Sunday, June 16, 2013

Window on Eurasia: Russian Nationalists Obsessed with Islamic Extremism are the Real ‘Fifth Column,’ Tishkov Says

Paul Goble

            Staunton, June 16 – Russian nationalists obsessed with the supposed spread of Islamist extremism across the Russian Federation represent a real “fifth column,” whose works can best be described as “provocations” that threaten to provoke what their authors say they most fear, the disintegration of the country, according to Academician Valery Tishkov.

                To prevent that from happening,  the director of the Moscow Institute of Ethnology and Anthropology says, genuine scholars need to speak out about the distortions and other shortcomings of these works lest many come to accept them as true and act accordingly, driving ever more Muslims into the arms of the radicals (

                Tishkov’s remarks, to a June 5 roundtable organized jointly by the Central Museum of Contemporary History and the Historical-Philological Section of the Russian Academy of Sciences, were published only on June 14. They were in response to the appearance in mid-May of a 54-page report by the Moscow Institute of National Strategy.

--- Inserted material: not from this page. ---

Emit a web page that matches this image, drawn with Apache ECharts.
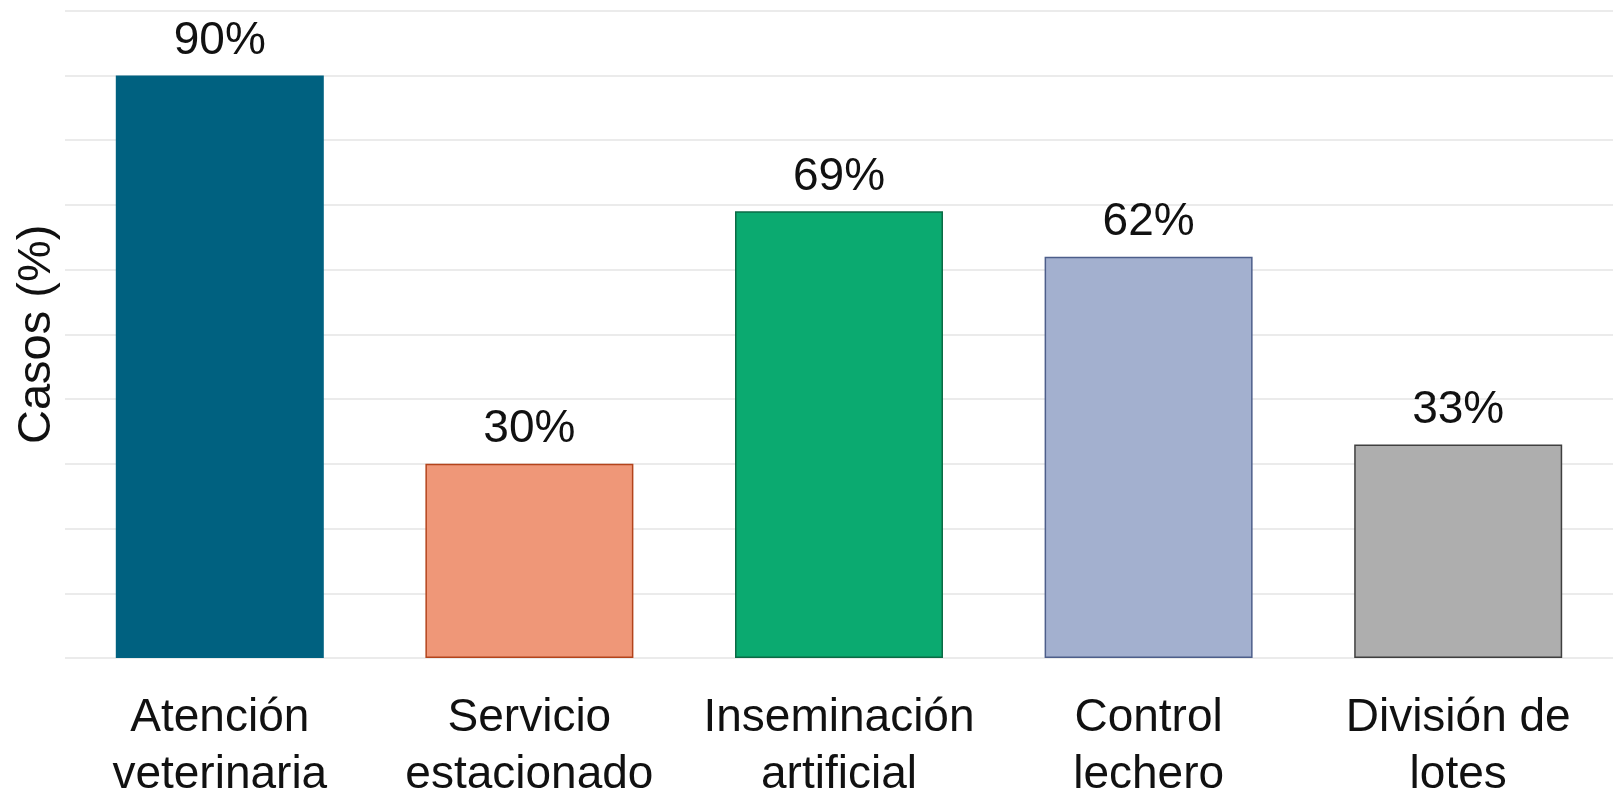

                That study, entitled “A Map of Ethno-Religious Threats: The North Caucasus and the Middle Volga,” purported to show that radical Islamist ideas had spread from the North Caucasus to the Muslims of the Middle Volga in the first instance and were now found in almost all parts of the Russian Federation. (See

                Not surprisingly, this report sparked concern among many Russians in various parts of the country and equally sharp rejoinders from the leaders of Tatarstan, Bashkortostan, and other Muslim republics who said that the report’s claims were not true and that, unchallenged, they risked exacerbating inter-religious and inter-ethnic hostility.

            In his remarks, which appear to be a response to such concerns, the Russian scholar said that the report of the Institute of National Strategy was “a provocation” and that he would like to know “the strategy of which nation is that institute devising” because in his view, it is clearly not that of the Russian nation, however defined.

            “There exists ‘a fifth column,’ which presents itself as consisting of patriot and which does everything it can to denigrate the representatives of the national borderlands,” Tishkov continued. “This is a serious problem for the country because such people and such reports can promote the process of disintegration.”

            Other participants at the roundtable and an increasing number of Russian scholars have picked up that theme. Speaking at the roundtable, one scholar pointed out that “there is an enormous quantity of pseudo-scientific works on the history of the Caucasus” and urged the establishment of “a commission on the history” of that region to assess them.

            And last week, Elena Suponina, the head of the Center for Asia and the Middle East at the Russian Institute for Strategic Research, said on Moscow TV Center that the report Tishkov had criticized “has more in common with propaganda and provocations than with expertise” on its supposed subject (

                “The threat of terrorism and separatism exists not only in the Russian Federation but is intensifying throughout the world,” Suponina said.  “But these problems are so sensitive, above all when they involve religion that the slightest step to the side and you land in a minefield where an explosion is possible.  And this is very dangerous.”

            Those who prepared the May report, she suggested, “dealt with these problems like an elephant in a china shop” significantly oversimplifying the situation and thus making false conclusions.  “To say,” as the authors do, “that Wahhabism appeared only in order to dismember the Ottoman Empire is from the historical point of view completely incorrect.”

            And to treat “horses and people and Wahhabis and Salafites and Muslim Brothers and Jihadists” as if they are all the same is yet another mistake,” on that might be “forgivable” in the case of an ordinary observer, but “for an expert, such a simplification has more in common with propaganda and provocations” and is thus “impermissible.”

            Moreover, Suponina said, “the authors call some of their ideological opponents recruits of some foreign special services and agents of influence. Good gentlemen, we do not want to be returned to 1937. And do not forget that this can boomerang against you.  Today, they are agents of influence and tomorrow you are a Trotskyite or Bukharinist, and perhaps then you too will have to be sent to Kolyma?”

            The May report even contains passages, she noted, “where the Wahhabis are called the comrades in arms and virtually the same as those who took part in the Bolotnaya Square” protests. “I do not belong to one or the other, but from such comparisons, nothing good will come.”

            “When suggesting that the Russian Federation is an empire and then offering the example of all previous empires which without exception in the report have collapsed,” she concludes, “the impression is created that the authors have no doubts that we are entering the final stage of this collapse and that Russia is falling apart before our eyes.  They themselves have no doubt about this! But those who come out to protest corruption, they also are Wahhabis.”